Movie Night At The Lake Cabin

[Andrew’s] family has a rustic lake cabin. There is a lot to do during the day, but since there’s no electricity your options are limited when the sun goes down. Sure there’s the traditional campfire, but lately they’ve been spicing things up with an outdoor movie viewing.

To get this up and running they needed to build a projection screen. He’s going for a 2.35:1 aspect ration, but the technique will work for any aspect if you do your own math. They had a couple of extruded aluminum channels from an old chalk board which work perfectly as the top and bottom rails of the frame. With the width set at fourteen feet he just needed to mount the cross pieces on uprights at 5.95 feet apart. This provides a 183″ viewing surface.

White bed sheets serve as the screen material. After it’s stretched into place they line the rails with binder clips to hold it in place. The projector is powered from two 12V batteries via an 800W inverter. During the day the batteries get topped off by a solar panel system.

19 thoughts on “Movie Night At The Lake Cabin

  1. Grammar Nazi Time:
    “aspect ration” should be “aspect ratio”.

    Also, your inch marks on 183 blend together in this font, I thought it said 183 foot, which makes no sense. Perhaps just spell the word out?

    1. The specific font the page renders with is determined by what’s available on your system. I can see the two ” marks just fine in whatever font is selected when using Chrome on OS X.

  2. Kids in this area do a home-made drive in movie thing where they all pull up to a local building with a white wall and put the projector on the roof. Sound is by a small FM transmitter so everyone can just tune in.

  3. Did something similar quite a few times, when showing the Jesus Film in Bolivia. I made a frame with 4 inch PVC pipes: light, sturdy, easy to attach the corners: just use an elbow joint. Pack the whole thing with a few rounds of elastic rope. The screen itself was the whitest fabric I could purchase locally that was also inexpensive and wide. I ended up with something like 14×10 foot screen, guy lines to lamposts or whatever handy.

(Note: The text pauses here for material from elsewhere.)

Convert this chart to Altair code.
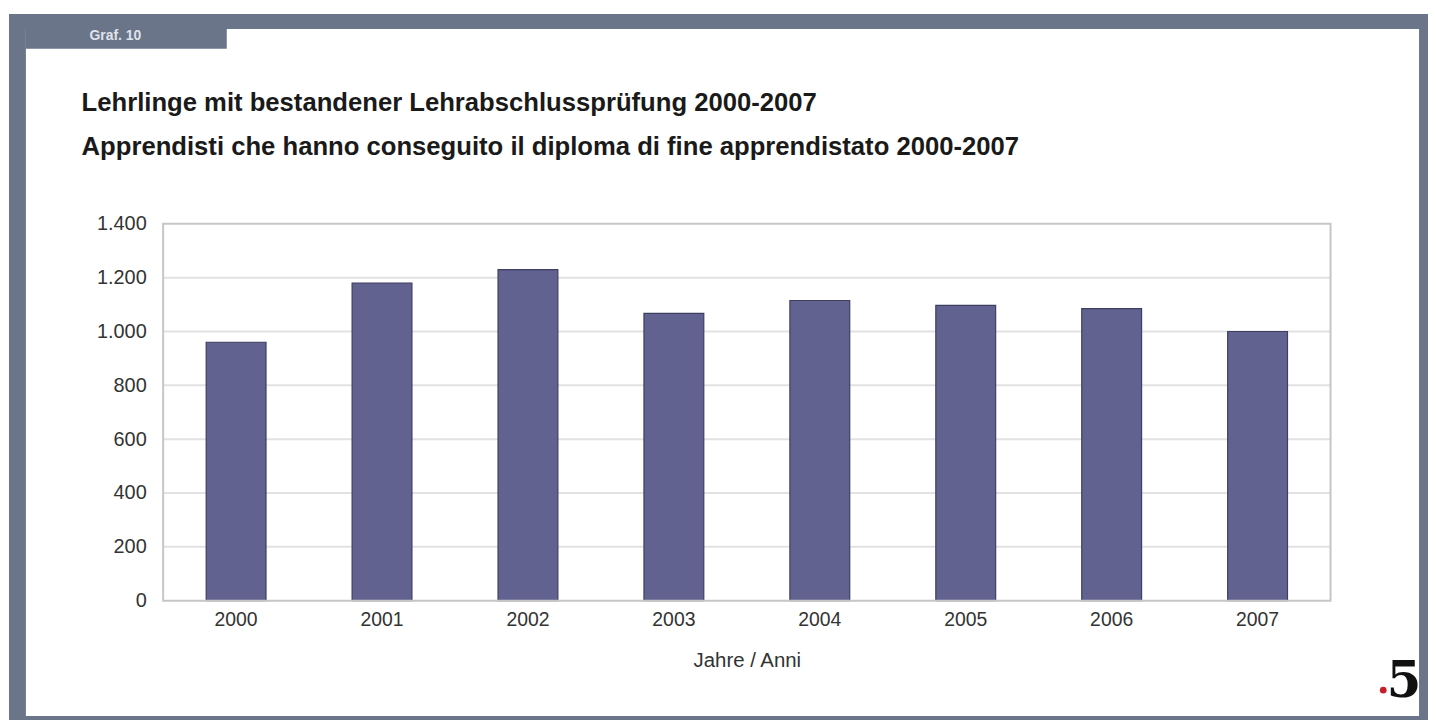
import altair as alt
import pandas as pd

years = ["2000", "2001", "2002", "2003", "2004", "2005", "2006", "2007"]
values = [960, 1180, 1230, 1067, 1115, 1097, 1085, 1000]
grid_values = [200, 400, 600, 800, 1000, 1200]
y_ticks = [0, 200, 400, 600, 800, 1000, 1200, 1400]
y_domain = [0, 1400]

title_lines = [
    "Lehrlinge mit bestandener Lehrabschlussprüfung 2000-2007",
    "Apprendisti che hanno conseguito il diploma di fine apprendistato 2000-2007",
]
tab_label = "Graf. 10"
x_title = "Jahre / Anni"

W, H = 1174, 379
FRAME = "#6b7589"
FONT = "Liberation Sans"

df = pd.DataFrame({"year": years, "value": values})
one = pd.DataFrame({"k": [0]})

yscale = alt.Scale(domain=y_domain)
yaxis = alt.Axis(title=None, values=y_ticks,
                 labelExpr="replace(format(datum.value, ','), ',', '.')",
                 labelFontSize=20, labelFont=FONT, labelColor="#333333",
                 labelPadding=17, ticks=False, domain=False, grid=False,
                 zindex=1)

outer = alt.Chart(one).mark_rect(color=FRAME).encode(
    x=alt.value(-155), x2=alt.value(1272), y=alt.value(-211), y2=alt.value(499))
inner = alt.Chart(one).mark_rect(color="white").encode(
    x=alt.value(-138), x2=alt.value(1263), y=alt.value(-196), y2=alt.value(495))
tab = alt.Chart(one).mark_rect(color=FRAME).encode(
    x=alt.value(-138), x2=alt.value(64), y=alt.value(-198), y2=alt.value(-176))
tab_text = alt.Chart(one).mark_text(
    text=tab_label, font=FONT, fontSize=14, fontWeight="bold", color="#dfe3ea",
    align="center", baseline="middle").encode(x=alt.value(-48), y=alt.value(-189))
t1 = alt.Chart(one).mark_text(
    text=title_lines[0], font=FONT, fontSize=25.8, fontWeight="bold", color="#1a1a1a",
    align="left", baseline="middle").encode(x=alt.value(-82), y=alt.value(-121))
t2 = alt.Chart(one).mark_text(
    text=title_lines[1], font=FONT, fontSize=25.8, fontWeight="bold", color="#1a1a1a",
    align="left", baseline="middle").encode(x=alt.value(-82), y=alt.value(-77))

grid = alt.Chart(pd.DataFrame({"v": grid_values})).mark_rule(
    color="#e2e2e2", strokeWidth=2).encode(
    y=alt.Y("v:Q", scale=yscale, axis=yaxis))

bars = alt.Chart(df).mark_bar(
    color="#626291", stroke="#3e3e60", strokeWidth=1.2).encode(
    x=alt.X("year:N", sort=years,
            scale=alt.Scale(paddingInner=0.59, paddingOuter=0.295),
            axis=alt.Axis(title=x_title, labelAngle=0, labelFontSize=19.5,
                          labelFont=FONT, labelColor="#333333",
                          titleFont=FONT, titleFontSize=20.5, titleFontWeight="normal",
                          titleColor="#333333", titlePadding=22,
                          labelPadding=10, ticks=False, domain=False, grid=False,
                          zindex=1)),
    y=alt.Y("value:Q", scale=yscale, axis=yaxis),
)

border = alt.Chart(one).mark_rect(fill=None, stroke="#c6c6c6", strokeWidth=2).encode(
    x=alt.value(0), x2=alt.value(W), y=alt.value(0), y2=alt.value(H))

logo = alt.Chart(one).mark_text(
    text="5", font="DejaVu Serif", fontSize=50, fontWeight="bold", color="#111111",
    align="center", baseline="middle").encode(x=alt.value(1248), y=alt.value(461))
logo_dot = alt.Chart(one).mark_point(
    filled=True, color="#c8202a", size=45, opacity=1).encode(
    x=alt.value(1227), y=alt.value(469))

chart = alt.layer(outer, inner, tab, tab_text, t1, t2, grid, bars, border, logo, logo_dot).properties(
    width=W, height=H,
    autosize="none",
    padding={"left": 156, "top": 215, "right": 98, "bottom": 120},
).configure_view(stroke=None)

chart.save("out.html", embed_options={"renderer": "svg", "actions": False})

One big advantage: people could watch the presentation from either side!
    Biggest challenge was to find a neighbor close enough, and run an extension cord, and pray no one would trip on it and cause the bulb to burn (always worked).
    The worst challenge: trying to convince the USA Jesus Film folks to let us copy the movie, to give away free copies. That miracle did NOT happen. Copyright is copyright.

  4. Spice things up at the lake cabin? Why go then? What happened to enjoying the stars or sitting around that campfire. It’s like folks who go “camping” in a camper outfitted with more gadgets and appliances than a luxury home. Please …

    1. Those who don’t appreciate things like this never will, and will continue to be grumpy about others abandoning the ‘good old fashioned.’ if someone is so concerned about people bringing technology to their vacations then they should follow their own advice and go full rustic and camp in the backwoods in peace. /end rant

      It’s a really nice looking screen. Well done! Outdoor movies are great fun!

  5. I use BLACK OUT CLOTH for my projector setup in my living room. Its cheap (per yard at your local fabric store) and is a much better projection surface than a white sheet.

    A white sheet is a great surface to use at a LAN/console party, club, etc. When you want to show the image on both sides of the screen. And when the budget is VERY tight.

  6. I’ve always been tempted to build my own projector, researched all the Lcd screen hacks and sites.

    Then early this year out came a new class of projectors. 720p , LED , DLP , 3D , HDMI , only 500$.

    The Qumi was first but it’s parent company least out its basic design elements to the Acer K330, Optoma ML500, ViewSonic PLED-W500, NEC L50W, LG-3 versons? Same electronis , same optics , different I/O ports , different cases.

    Based on reviews I got the Acer K330 , for $500 , I get an unbelievable 132″ , 16:10 home theater. Best Money Ever Spent!